Visualizating Stable Diffusion Project Proposal

Lakshyana Kc and Andrew Lemke

One main citation

High-Resolution Image Synthesis with Latent Diffusion Models

While the idea of diffusion dates back to 2005, it was not until recently that the results were realized. This paper builds on the previous diffusion paper by quickening the speed of training and inference. Instead of applying diffusion though the image (output) space, the authors advocate for diffusion in the latent space. The improved performance allows for more training while still putting forward quality results. The authors showed best performance in one metric and among the best performance in another metric, proving at minimum, equality to GAN models that dominated image and other generation tasks up to this point.

Preliminary literature review of the topic

Huggingface’s blog on stable diffusion
- https://huggingface.co/blog/stable_diffusion
- Code oriented discussion of stable diffusion.
Hugingface blog on diffusion
- https://huggingface.co/blog/annotated-diffusion
- Theoretical discussion of diffusion models.
Hugging Face diffusers colab notebook
- https://colab.research.google.com/github/huggingface/notebooks/blob/main/diffusers/diffusers_intro.ipynb
- Sub reference: What are Diffusion Models?
  - https://lilianweng.github.io/posts/2021-07-11-diffusion-models/
    - In depth discussion of diffusion models. Diffusion loss is the first topic; Some modelers prefer to predict the noise from the image, not predict the image minus the noise. Again, the issue of intractable scaling is raised, however approaches mentioned avoid the issue. With diffusion models, the noise scheduler plays an important role. A cosign sampler for the noise constants was found preferable to the linear sampler. Finally, several applications of diffuser models were highlighted,
Score based models
- https://yang-song.net/blog/2021/score/
- Mathematically, estimating the probability density function for generation poses issues as the probability density must sum to 1, meaning each probability estimate must be scaled. This scaling factor is intractable. One solution is to use very specific architecture to avoid issues with estimating the scaling factor. The other approach is to instead use a neural network to estimate the grad of the log of the probability density function, which sidesteps the scalar estimation. This scoring method is based on this insight.
Conv2d and ConvTransposed2d
- https://indico.cern.ch/event/996880/contributions/4188468/attachments/2193001/3706891/ChiakiYanagisawa_20210219_Conv2d_and_ConvTransposed2d.pdf
- “Reverse” convolutions are a part of U-nets. This explains powerpoint from a presentation and explains their use. The U-nets used in diffusion act as mini auto encoders by bringing the noisy image into a lower dimension before scaling it up. While shortcutting and weight sharing were used since this work built on previous breakthroughs, an understanding of pytorch’s ConvTransposed2d is necessary to understand any of the more advanced strategies used in the U-net that diffusion models rely on.
Paper: Denoising Diffusion Probabilistic Models, the paper for a popular diffusion model
- https://arxiv.org/abs/2006.11239
- This paper showed the theoretical diffusion based models in action. Using the score based techniques that avoid the intractability issues with probability density functions, the authors were able to train a model that can successfully exploit diffusion. Mathematical tricks are used to reformulate Langevin dynamics into a form ready where a neural network can do the heavy lifting. The authors also highlight the ability of their model to merge images, which is an aspect of diffusion models not highly publicized. A linear combination of two images is passed as the noisy input to the trained diffuser, which then merges the visual artifacts to produce a coherent image.

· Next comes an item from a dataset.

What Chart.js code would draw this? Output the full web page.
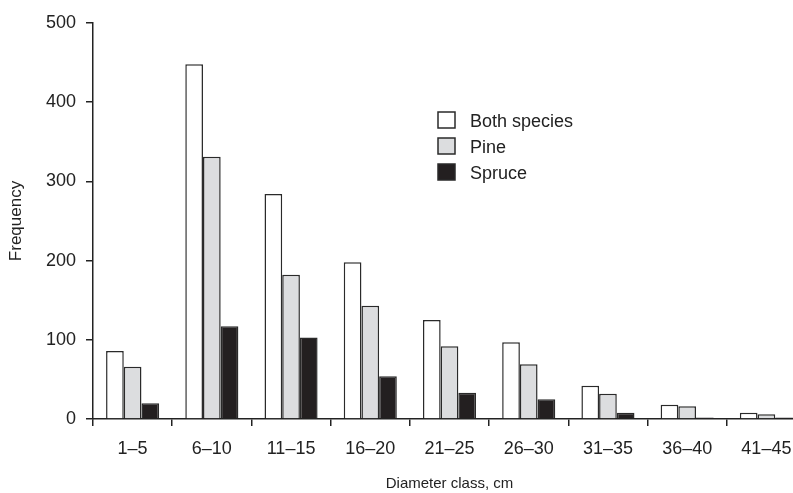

Proposal of the main question you wish to answer, and how you aim to do it

We seek to make a new visualization of the process of diffusion in the context of input text to image. The standard visualization shows the image-in-generation at various points in its de-noising. Our current idea begins the same way, grabbing images though the denoising process, but we will send these images through a separate denoising process and attempt to complete the remaining de-noising in one step. We expect to find a progress of images where visual inconsistencies reduce until the final image. Since stable latent diffusion builds on so many concepts, that themselves build on concepts, our visualization plan may change. For example, the U-net blocks in the diffuser use self attention among other advanced concepts taken from previous breakthroughs, like ResNet. Self attention requires an understanding of attention, itself a breakthrough concept that pushed the capabilities of AI.